Intervention de Jean-Jacques Urvoas

Séance en hémicycle du 5 avril 2016 à 21h30
Réforme du conseil supérieur de la magistrature — Motion de renvoi en commission

Jean-Jacques Urvoas, garde des sceaux, ministre de la justice :

Au début de la législature, on nous a dit que les textes ne correspondaient pas aux priorités ni aux attentes des Français. Lors des débats de 2013 sur le CSM, c’est Gilles Bourdouleix qui a exprimé cette idée au nom du groupe de l’UDI. Et aujourd’hui, en fin de législature, ce n’est apparemment pas le bon moment non plus… Je nous invite collectivement à réfléchir, pour la prochaine législature, au moment adéquat pour faire voter telle ou telle loi. En attendant, cet argument n’est pas suffisant en soi.

Pour ce qui est de la motion qu’a défendue Georges Fenech, je crois en effet que les magistrats sont des citoyens et qu’il est bon qu’ils se syndiquent. Dire que vous avez été contraint de vous syndiquer pour vous défendre est un des meilleurs plaidoyers que j’ai entendus pour justifier la syndicalisation, car les syndicats de magistrats, comme ceux de salariés ou d’autres professions, sont utiles pour donner à leurs membres un pouvoir d’expression, et c’est en tant qu’interlocuteurs qu’ils sont pertinents et fiables. Nous regrettons d’ailleurs souvent que les syndicats ne soient pas suffisamment forts car cela rend possible de contester leur représentativité, ce que personne ne souhaite. C’est un point de désaccord entre nous.

Mais si vous avez eu le sentiment d’être pris à partie, je m’en excuse car tel n’était pas mon objectif. Si le trait vous a paru forcé, c’est parce que j’ai voulu souligner l’orientation de cette réforme. Je me placerai d’un point de vue que nous n’avons guère emprunté jusqu’à présent : celui du justiciable. Au mois de décembre, je me suis rendu à l’École nationale de la magistrature pour rencontrer les auditeurs de justice, et nous avons débattu de l’indépendance du parquet. Je leur ai demandé quel en était l’intérêt du point de vue du justiciable. En effet, on peut en imaginer l’intérêt pour le magistrat, pour la profession ou pour le pouvoir, qui peut y trouver une forme de pertinence politique. Mais que peut en attendre le justiciable ? Quelle est pour lui la plus-value de cette indépendance ?

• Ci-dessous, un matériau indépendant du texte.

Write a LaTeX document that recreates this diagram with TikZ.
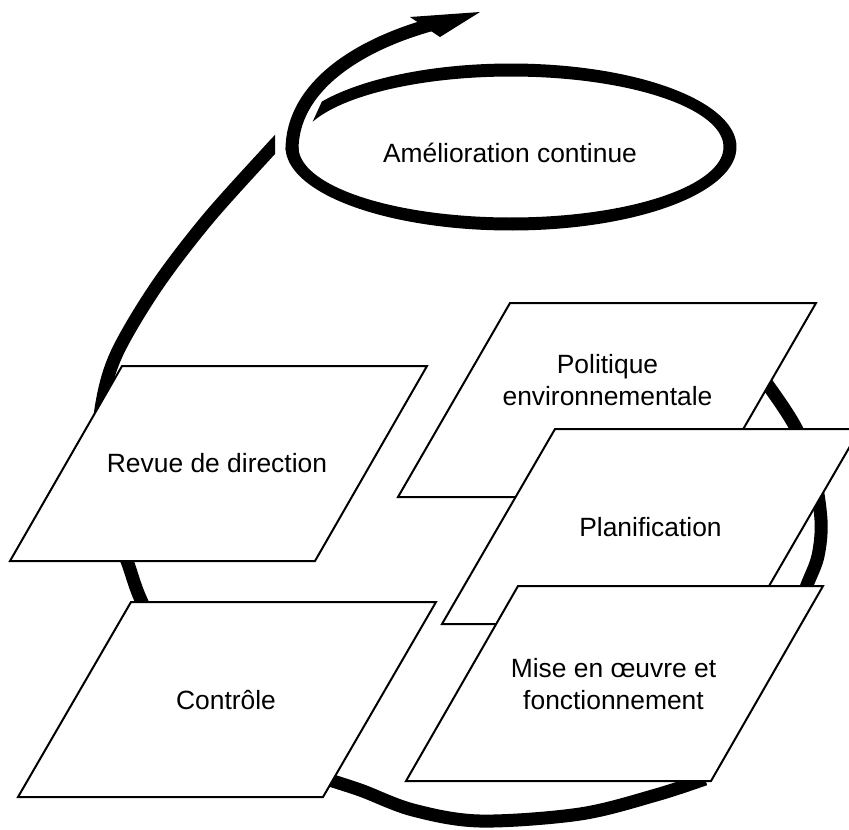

Un auditeur m’a répondu : c’est la qualité du service que les magistrats doivent à la population. C’est l’exigence de responsabilité qu’ils assument dans l’équité de leurs décisions. Qu’attend le justiciable, en effet ? Que la décision soit rendue à partir du dossier et de la règle de droit. Voilà ce qu’est, au final, l’indépendance de la justice : les idées de celui qui juge ne doivent pas interférer avec la règle de droit lors du verdict.

Vous l’avez évoqué, certaines pratiques ont pu se révéler contestables. Je voudrais à cet égard vous rappeler la devise inscrite sur une horloge de la chambre criminelle de la Cour de cassation, et que je me garderais bien de vous citer en latin : « Le temps dévore tout, seul le droit demeure. »

Je vous propose de faire en sorte que le droit demeure et que l’indépendance de la justice soit assurée.